» **WRITTEN INSTRUCTION**:
Repeat every line of the data exactly, but not the pictures.
────
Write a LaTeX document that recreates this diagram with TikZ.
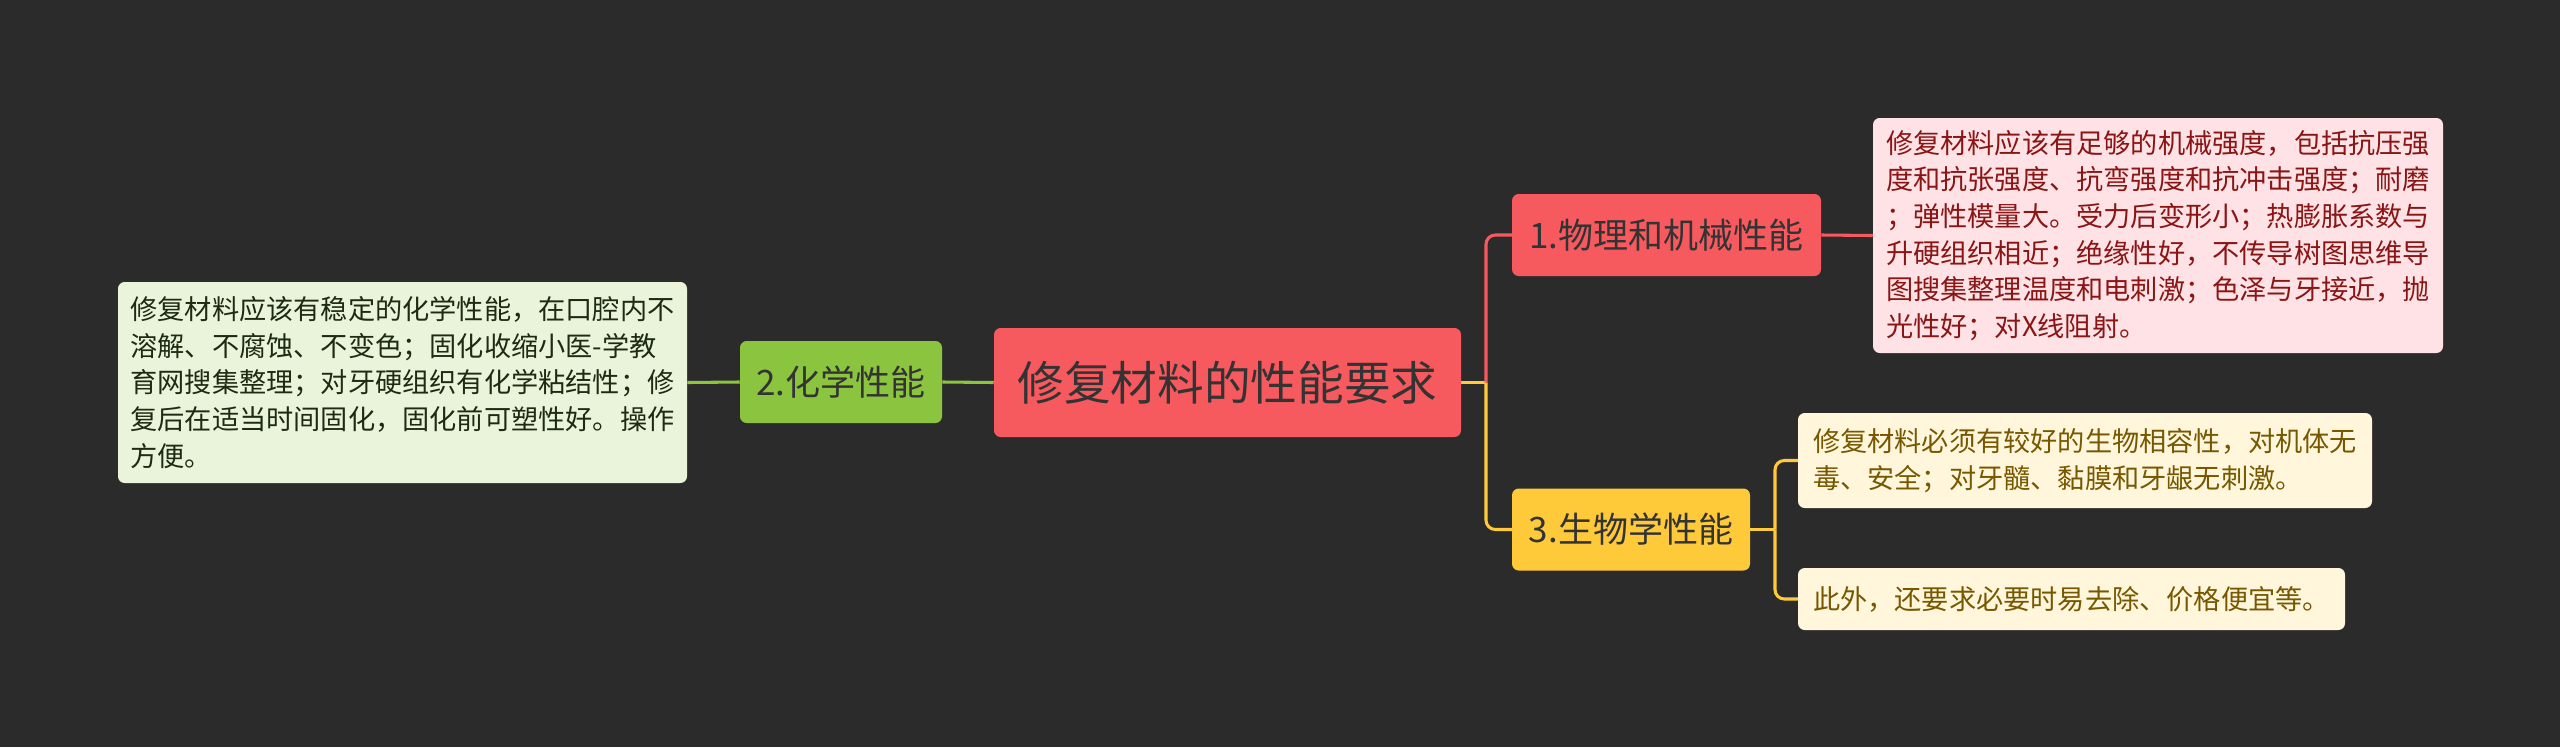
\documentclass[tikz,border=0pt]{standalone}
\usepackage{fontspec}
\setmainfont{Noto Sans CJK SC}
\usepackage{xcolor}
\usepackage{tikz}
\usetikzlibrary{positioning,calc}
\definecolor{mapbg}{HTML}{2B2B2B}
\definecolor{mapred}{HTML}{F65A5E}
\definecolor{mapgreen}{HTML}{8BC53F}
\definecolor{mapyellow}{HTML}{FFCA3A}
\definecolor{mapink}{HTML}{333333}
\definecolor{redpale}{HTML}{FFE2E5}
\definecolor{redink}{HTML}{8A1515}
\definecolor{greenpale}{HTML}{EAF4DA}
\definecolor{greenink}{HTML}{1E2A12}
\definecolor{yellowpale}{HTML}{FFF6DB}
\definecolor{yellowink}{HTML}{775800}

\begin{document}
\begin{tikzpicture}[
      x=0.75pt, y=-0.75pt,
      topic/.style={fill=mapred, rounded corners=5pt, text=mapink, inner sep=0pt,
                 minimum width=350.25pt, minimum height=81.75pt, font=\fontsize{35}{40}\selectfont},
      sub/.style={rounded corners=5pt, text=mapink, inner sep=0pt,
                 minimum height=61.5pt, font=\fontsize{26.25}{30}\selectfont},
      leaf/.style={rounded corners=5pt, align=left, inner xsep=0pt, inner ysep=0pt,
                 font=\fontsize{20.4}{27.5}\selectfont},
      link/.style={line width=2.3pt, rounded corners=7pt}]
    \fill[mapbg] (0,0) rectangle (2560,747);
    \useasboundingbox (0,0) rectangle (2560,747);

    \node[topic] (root) at (1227.5,382.5) {修复材料的性能要求};

    \node[sub, fill=mapred,    minimum width=231.75pt] (phys) at (1666.5,235)   {1.物理和机械性能};
    \node[sub, fill=mapgreen,  minimum width=151.5pt]  (chem) at (841,382)      {2.化学性能};
    \node[sub, fill=mapyellow, minimum width=178.5pt]  (bio)  at (1631,529.5)   {3.生物学性能};

    \node[leaf, fill=redpale, text=redink, minimum width=427.5pt, minimum height=176.25pt] (physnote) at (2158,235.5)
      {修复材料应该有足够的机械强度，包括抗压强\\度和抗张强度、抗弯强度和抗冲击强度；耐磨\\；弹性模量大。受力后变形小；热膨胀系数与\\升硬组织相近；绝缘性好，不传导树图思维导\\图搜集整理温度和电刺激；色泽与牙接近，抛\\光性好；对X线阻射。};
    \node[leaf, fill=greenpale, text=greenink, minimum width=426.75pt, minimum height=150.75pt] (chemnote) at (402.5,382.5)
      {修复材料应该有稳定的化学性能，在口腔内不\\溶解、不腐蚀、不变色；固化收缩小医-学教\\育网搜集整理；对牙硬组织有化学粘结性；修\\复后在适当时间固化，固化前可塑性好。操作\\方便。};
    \node[leaf, fill=yellowpale, text=yellowink, minimum width=430.5pt, minimum height=71.25pt] (bionote) at (2085,460.5)
      {修复材料必须有较好的生物相容性，对机体无\\毒、安全；对牙髓、黏膜和牙龈无刺激。};
    \node[leaf, fill=yellowpale, text=yellowink, minimum width=410.25pt, minimum height=46.5pt] (bioextra) at (2071.5,599)
      {此外，还要求必要时易去除、价格便宜等。};

    \coordinate (rootfork) at (1486,382.5);
    \coordinate (biofork) at (1775,529.5);

    \draw[link, mapyellow] (root.east) -- (rootfork);
    \draw[link, mapred] (rootfork) |- (phys.west);
    \draw[link, mapyellow] (rootfork) |- (bio.west);
    \draw[link, mapred] (phys.east) -- (physnote.west);
    \draw[link, mapgreen] (root.west) -- (chem.east);
    \draw[link, mapgreen] (chem.west) -- (chemnote.east);
    \draw[link, mapyellow] (bio.east) -- (biofork);
    \draw[link, mapyellow] (biofork) |- (bionote.west);
    \draw[link, mapyellow] (biofork) |- (bioextra.west);
  \end{tikzpicture}
\end{document}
────
» **FINAL RESULT**:
Write a LaTeX document that recreates this diagram with TikZ.
\documentclass[tikz,border=0pt]{standalone}
\usepackage{fontspec}
\setmainfont{Noto Sans CJK SC}
\usepackage{xcolor}
\usepackage{tikz}
\usetikzlibrary{positioning,calc}
\definecolor{mapbg}{HTML}{2B2B2B}
\definecolor{mapred}{HTML}{F65A5E}
\definecolor{mapgreen}{HTML}{8BC53F}
\definecolor{mapyellow}{HTML}{FFCA3A}
\definecolor{mapink}{HTML}{333333}
\definecolor{redpale}{HTML}{FFE2E5}
\definecolor{redink}{HTML}{8A1515}
\definecolor{greenpale}{HTML}{EAF4DA}
\definecolor{greenink}{HTML}{1E2A12}
\definecolor{yellowpale}{HTML}{FFF6DB}
\definecolor{yellowink}{HTML}{775800}

\begin{document}
\begin{tikzpicture}[
      x=0.75pt, y=-0.75pt,
      topic/.style={fill=mapred, rounded corners=5pt, text=mapink, inner sep=0pt,
                 minimum width=350.25pt, minimum height=81.75pt, font=\fontsize{35}{40}\selectfont},
      sub/.style={rounded corners=5pt, text=mapink, inner sep=0pt,
                 minimum height=61.5pt, font=\fontsize{26.25}{30}\selectfont},
      leaf/.style={rounded corners=5pt, align=left, inner xsep=0pt, inner ysep=0pt,
                 font=\fontsize{20.4}{27.5}\selectfont},
      link/.style={line width=2.3pt, rounded corners=7pt}]
    \fill[mapbg] (0,0) rectangle (2560,747);
    \useasboundingbox (0,0) rectangle (2560,747);

    \node[topic] (root) at (1227.5,382.5) {修复材料的性能要求};

    \node[sub, fill=mapred,    minimum width=231.75pt] (phys) at (1666.5,235)   {1.物理和机械性能};
    \node[sub, fill=mapgreen,  minimum width=151.5pt]  (chem) at (841,382)      {2.化学性能};
    \node[sub, fill=mapyellow, minimum width=178.5pt]  (bio)  at (1631,529.5)   {3.生物学性能};

    \node[leaf, fill=redpale, text=redink, minimum width=427.5pt, minimum height=176.25pt] (physnote) at (2158,235.5)
      {修复材料应该有足够的机械强度，包括抗压强\\度和抗张强度、抗弯强度和抗冲击强度；耐磨\\；弹性模量大。受力后变形小；热膨胀系数与\\升硬组织相近；绝缘性好，不传导树图思维导\\图搜集整理温度和电刺激；色泽与牙接近，抛\\光性好；对X线阻射。};
    \node[leaf, fill=greenpale, text=greenink, minimum width=426.75pt, minimum height=150.75pt] (chemnote) at (402.5,382.5)
      {修复材料应该有稳定的化学性能，在口腔内不\\溶解、不腐蚀、不变色；固化收缩小医-学教\\育网搜集整理；对牙硬组织有化学粘结性；修\\复后在适当时间固化，固化前可塑性好。操作\\方便。};
    \node[leaf, fill=yellowpale, text=yellowink, minimum width=430.5pt, minimum height=71.25pt] (bionote) at (2085,460.5)
      {修复材料必须有较好的生物相容性，对机体无\\毒、安全；对牙髓、黏膜和牙龈无刺激。};
    \node[leaf, fill=yellowpale, text=yellowink, minimum width=410.25pt, minimum height=46.5pt] (bioextra) at (2071.5,599)
      {此外，还要求必要时易去除、价格便宜等。};

    \coordinate (rootfork) at (1486,382.5);
    \coordinate (biofork) at (1775,529.5);

    \draw[link, mapyellow] (root.east) -- (rootfork);
    \draw[link, mapred] (rootfork) |- (phys.west);
    \draw[link, mapyellow] (rootfork) |- (bio.west);
    \draw[link, mapred] (phys.east) -- (physnote.west);
    \draw[link, mapgreen] (root.west) -- (chem.east);
    \draw[link, mapgreen] (chem.west) -- (chemnote.east);
    \draw[link, mapyellow] (bio.east) -- (biofork);
    \draw[link, mapyellow] (biofork) |- (bionote.west);
    \draw[link, mapyellow] (biofork) |- (bioextra.west);
  \end{tikzpicture}
\end{document}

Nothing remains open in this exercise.